Column Chronicles
 
Seeing Depression
 
 
Frank Cotolo
September 25, 2014
 
Many times we are insensitive to people close to us (I mean friends and family, not people leaning against us on a crowded bus or train) and we cannot identify the tenuous condition known as Depression. Once a passing mood, Depression has become a serious illness but still not serious enough to diagnose quickly.
 
In this blog we will show you how to identify Depression, according to a new book called "Identifying Depression and Other Rules for People with No Compassion," by Erkstein Klienstein.
 
The author writes in the beginning of the book that it is important to realize you are not experiencing Depression in order to identify it in others. "If you are depressed," Klienstein writes, "you better know it or else someone else who is depressed may actually seem happy to you, especially if you are more depressed than the other depressed person, whom does not recognize their own depression."
 
Once you know you are sans Depression, look for some signs in others that indicate they are under the dark spell of the disease (Klienstein makes note, as well, that most diseases do not have light spells, only dark ones).
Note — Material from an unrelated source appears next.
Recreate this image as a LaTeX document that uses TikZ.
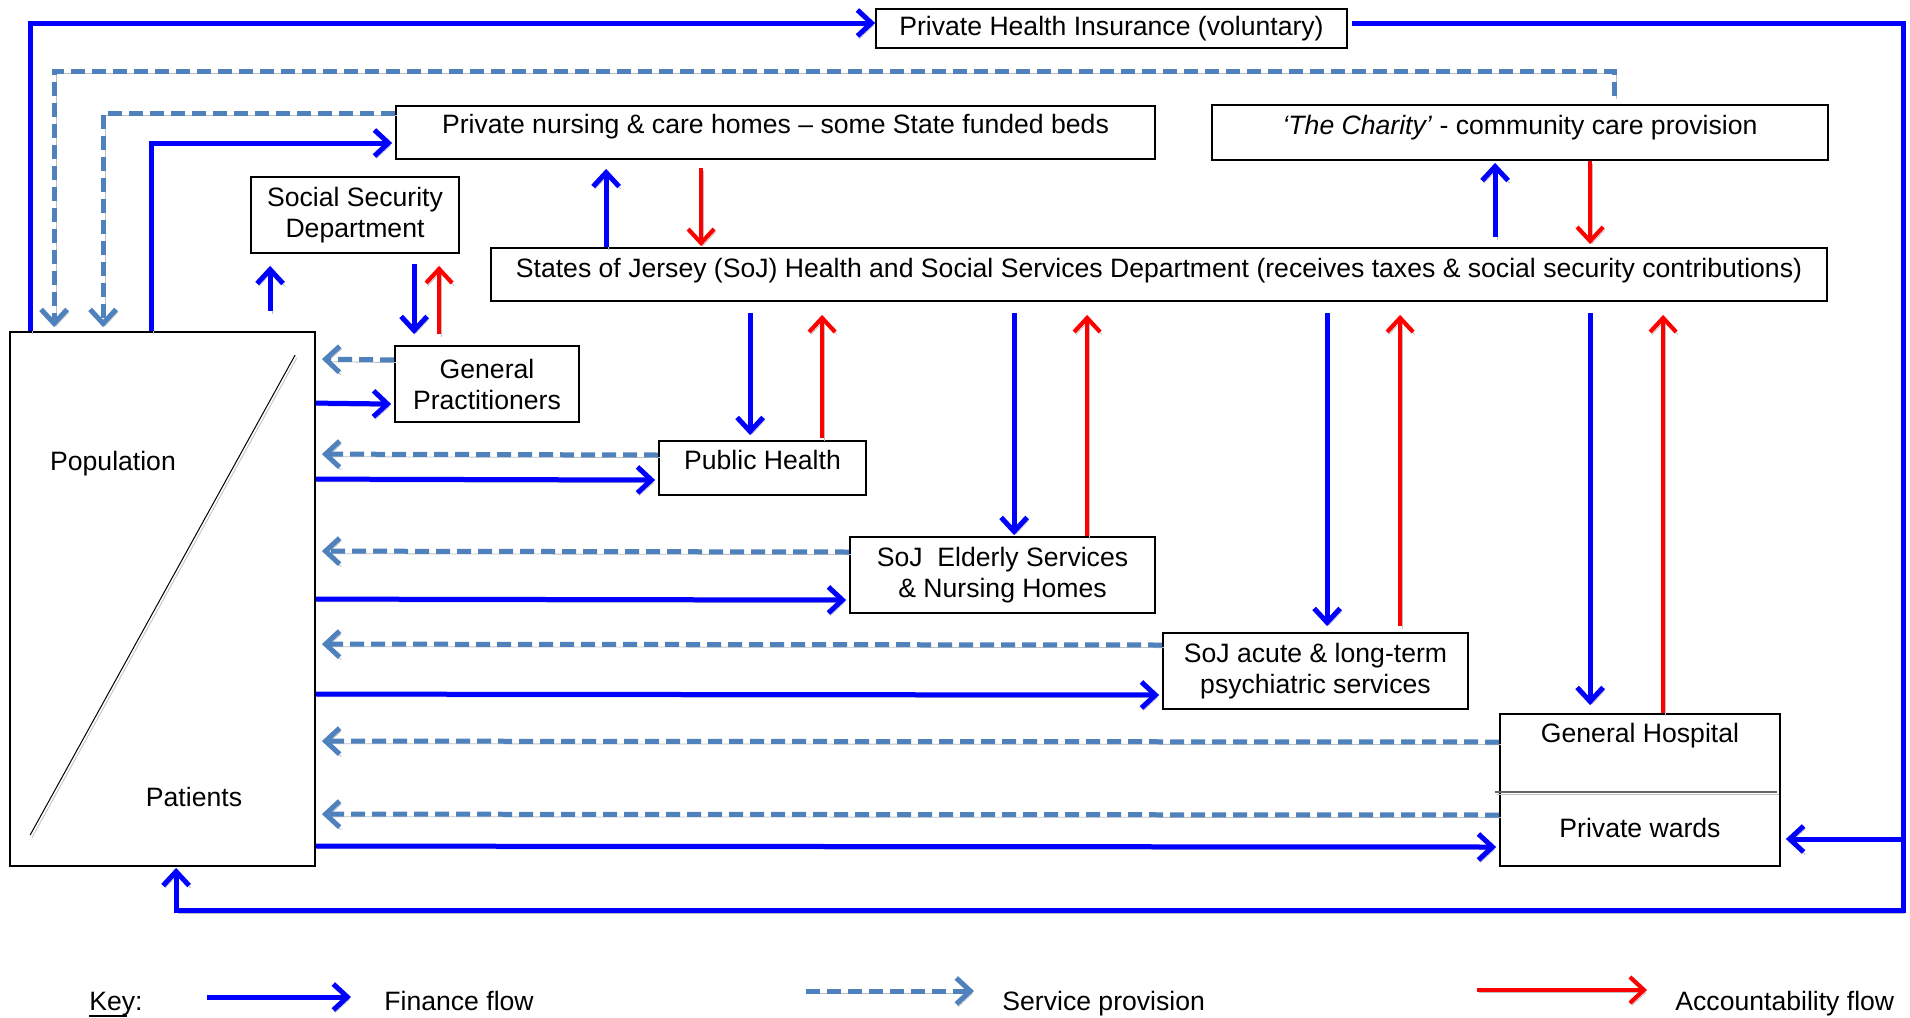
\documentclass[tikz,border=0pt]{standalone}
\usepackage{fontspec}
\setmainfont{Liberation Sans}
\usetikzlibrary{arrows.meta, calc}
\definecolor{flowBlue}{HTML}{0000FF}
\definecolor{serviceBlue}{HTML}{4F81BD}
\definecolor{accountRed}{HTML}{FF0000}

\begin{document}
\begin{tikzpicture}[x=0.5pt, y=-0.5pt,
    font=\fontsize{13.3}{15.5}\selectfont,
    flowbox/.style={draw, line width=0.9pt, inner sep=2pt},
    lbl/.style={inner sep=0pt, text height=9.6pt, text depth=0pt},
    lineshade/.style={preaction={draw=black!25,
                      transform canvas={shift={(0.9pt,-1.3pt)}}}},
    finance/.style={lineshade, draw=flowBlue, line width=2.5pt,
                    -{Straight Barb[length=7pt, width=13pt]}},
    service/.style={lineshade, draw=serviceBlue, line width=2.5pt,
                    dash pattern=on 7pt off 3.5pt,
                    -{Straight Barb[length=7pt, width=13pt]}},
    account/.style={lineshade, draw=accountRed, line width=2.1pt,
                    -{Straight Barb[length=7pt, width=13pt]}},
  ]
    \path[use as bounding box, fill=white] (0,0) rectangle (1910,1017);

    % boxes
    \node[flowbox, minimum width=235.5pt, minimum height=19.5pt] (phi)
      at (1111.5,28.5) {Private Health Insurance (voluntary)};
    \node[flowbox, minimum width=379.5pt, minimum height=26.5pt,
          text height=9.6pt, text depth=8.5pt] (nurse)
      at (775.5,132.5) {Private nursing \& care homes – some State funded beds};
    \node[flowbox, minimum width=308pt, minimum height=27.5pt,
          text height=9.6pt, text depth=7.5pt] (charity)
      at (1520,132.5) {\textit{‘The Charity’} - community care provision};
    \node[flowbox, minimum width=104pt, minimum height=38pt, align=center] (ssd)
      at (355,215) {Social Security\\Department};
    \node[flowbox, minimum width=668pt, minimum height=26.5pt,
          text height=9.6pt, text depth=6.5pt] (states)
      at (1159,274.5) {States of Jersey (SoJ) Health and Social Services Department (receives taxes \& social security contributions)};
    \node[flowbox, minimum width=152.5pt, minimum height=267pt] (pop)
      at (162.5,599) {};
    \node[flowbox, minimum width=92pt, minimum height=38pt, align=center] (gp)
      at (487,384) {General\\Practitioners};
    \node[flowbox, minimum width=103.5pt, minimum height=27pt,
          text height=9.6pt, text depth=8pt] (ph)
      at (762.5,468) {Public Health};
    \node[flowbox, minimum width=152.5pt, minimum height=38pt, align=center] (eld)
      at (1002.5,575) {SoJ\ \ Elderly Services\\\& Nursing Homes};
    \node[flowbox, minimum width=152.5pt, minimum height=38pt, align=center] (psy)
      at (1315.5,671) {SoJ acute \& long-term\\psychiatric services};
    \node[flowbox, minimum width=140pt, minimum height=76pt] (gh)
      at (1640,790) {};

    % texts inside population and hospital
    \node[lbl] (popname) at (113,461) {Population};
    \node[lbl] (patname) at (194,797) {Patients};
    \node[lbl] (ghname) at (1640,733) {General Hospital};
    \node[lbl] (ghpriv) at (1640,828) {Private wards};
    \draw[lineshade, line width=0.5pt] ($(pop.north west)+(286,24)$)
      -- ($(pop.north west)+(21,504)$);
    \draw[lineshade, gray!80!black, line width=0.6pt] ($(gh.west)+(-4,2)$)
      -- ($(gh.east)+(-4,2)$);

    % outer finance loop
    \coordinate (rimturn) at (1903,839);
    \draw[finance] ($(pop.north west)+(21,0)$) |- ($(phi.west)+(0,-5.5)$);
    \draw[finance] ($(phi.east)+(4,-5.5)$) -| (rimturn)
      -- ($(gh.east)+(5,49)$);
    \draw[finance] (rimturn) |- ($(pop.south west)+(167,44)$)
      -- ($(pop.south west)+(167,1)$);

    % top left flows
    \draw[finance] ($(pop.north west)+(142,0)$) |- ($(nurse.west)+(-3,10.5)$);
    \draw[service] ($(nurse.west)+(0,-19.5)$) -| ($(pop.north west)+(94,-4)$);
    \draw[service] ($(charity.north west)+(403,-8)$)
      |- ($(pop.north west)+(45,-260)$) -- ($(pop.north west)+(45,-4)$);
    \draw[finance] ($(pop.north west)+(261,-20)$) -- ($(ssd.south west)+(20,12)$);
    \draw[finance] ($(ssd.south west)+(164,10)$) -- ($(gp.north west)+(20,-11)$);
    \draw[account] ($(gp.north west)+(45,-11)$) -- ($(ssd.south west)+(189,12)$);

    % above the States department
    \draw[finance] ($(states.north west)+(116,0)$) -- ($(nurse.south west)+(211,9)$);
    \draw[account] ($(nurse.south west)+(306,8)$) -- ($(states.north west)+(211,-1)$);
    \draw[finance] ($(states.north west)+(1005,-10)$) -- ($(charity.south west)+(284,2)$);
    \draw[account] ($(charity.south west)+(379,0)$) -- ($(states.north west)+(1100,-3)$);

    % below the States department
    \draw[finance] ($(states.south west)+(260,11)$) -- ($(ph.north west)+(92,-5)$);
    \draw[account] ($(ph.north west)+(164,-2)$) -- ($(states.south west)+(332,13)$);
    \draw[finance] ($(states.south west)+(524,11)$) -- ($(eld.north west)+(165,-1)$);
    \draw[account] ($(eld.north west)+(238,0)$) -- ($(states.south west)+(597,13)$);
    \draw[finance] ($(states.south west)+(837,11)$) -- ($(psy.north west)+(165,-6)$);
    \draw[account] ($(psy.north west)+(238,-6)$) -- ($(states.south west)+(910,13)$);
    \draw[finance] ($(states.south west)+(1100,11)$) -- ($(gh.north west)+(91,-8)$);
    \draw[account] ($(gh.north west)+(164,0)$) -- ($(states.south west)+(1173,13)$);

    % population to services and back
    \draw[service] ($(gp.west)+(0,-24)$) -- ($(pop.north east)+(6,28)$);
    \draw[finance] ($(pop.north east)+(0,72)$) -- ($(gp.west)+(-3,20)$);
    \draw[service] ($(ph.west)+(0,-13)$) -- ($(pop.north east)+(6,123)$);
    \draw[finance] ($(pop.north east)+(0,148)$) -- ($(ph.west)+(-3,12)$);
    \draw[service] ($(eld.west)+(0,-23)$) -- ($(pop.north east)+(6,220)$);
    \draw[finance] ($(pop.north east)+(0,268)$) -- ($(eld.west)+(-3,25)$);
    \draw[service] ($(psy.west)+(0,-26)$) -- ($(pop.north east)+(6,313)$);
    \draw[finance] ($(pop.north east)+(0,363)$) -- ($(psy.west)+(-3,24)$);
    \draw[service] ($(gh.west)+(0,-48)$) -- ($(pop.north east)+(6,410)$);
    \draw[service] ($(gh.west)+(0,25)$) -- ($(pop.north east)+(6,483)$);
    \draw[finance] ($(pop.north east)+(0,515)$) -- ($(gh.west)+(-3,57)$);

    % key
    \node[lbl, anchor=west] (keyword) at (89,1001)
      {\rlap{\rule[-3pt]{19pt}{1pt}}Key:};
    \node[lbl, anchor=west] (finkey) at (384,1001) {Finance flow};
    \node[lbl, anchor=west] (srvkey) at (1002,1001) {Service provision};
    \node[lbl, anchor=west] (acckey) at (1675,1001) {Accountability flow};
    \draw[finance] ($(finkey.west)+(-177,-4)$) -- ($(finkey.west)+(-33,-4)$);
    \draw[service] ($(srvkey.west)+(-196,-10)$) -- ($(srvkey.west)+(-28,-10)$);
    \draw[account] ($(acckey.west)+(-198,-11)$) -- ($(acckey.west)+(-28,-11)$);
  \end{tikzpicture}
\end{document}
Here are some signs that a person has Depression and may be unaware of it.
 
If a person is shopping for breakfast cereal at a major supermarket and stops mid-aisle to draw moustaches upon the faces of Snap, Crackle, Pop and other characters printed upon product packages, he or she is depressed.
 
If a person hails a taxi using real hail, he or she is depressed.
 
If a person is crying into a bowl of soup and still eating it, ignoring that there is a fly floating in the soup, he or she is depressed.
 
If a person hugs you and you feel sharp, penetrating pokes in your back, followed by bleeding, he or she is depressed.
 
If your are holding the hand of a loved one while strolling along the street and your loved one's hand becomes clammy and your loved one buckles to his or her knees while still clutching to your hand and your loved one begins an attempt to sing verses from Jerome Kern songs, he or she is depressed.
 
If you begin to feel like crying because someone is telling you they are feeling as if knowing you is not worth their time, he or she is depressed.
 
Klienstein's list has many more examples, which is why reading the book may do you more good than reading only what was in this blog. Klienstein has written other books on emotional disturbance and I hope to write blogs on those books, also, though you are urged not to hold your breath. (Of course, if you are holding your breath waiting for another blog about a Klienstein book, you are depressed.)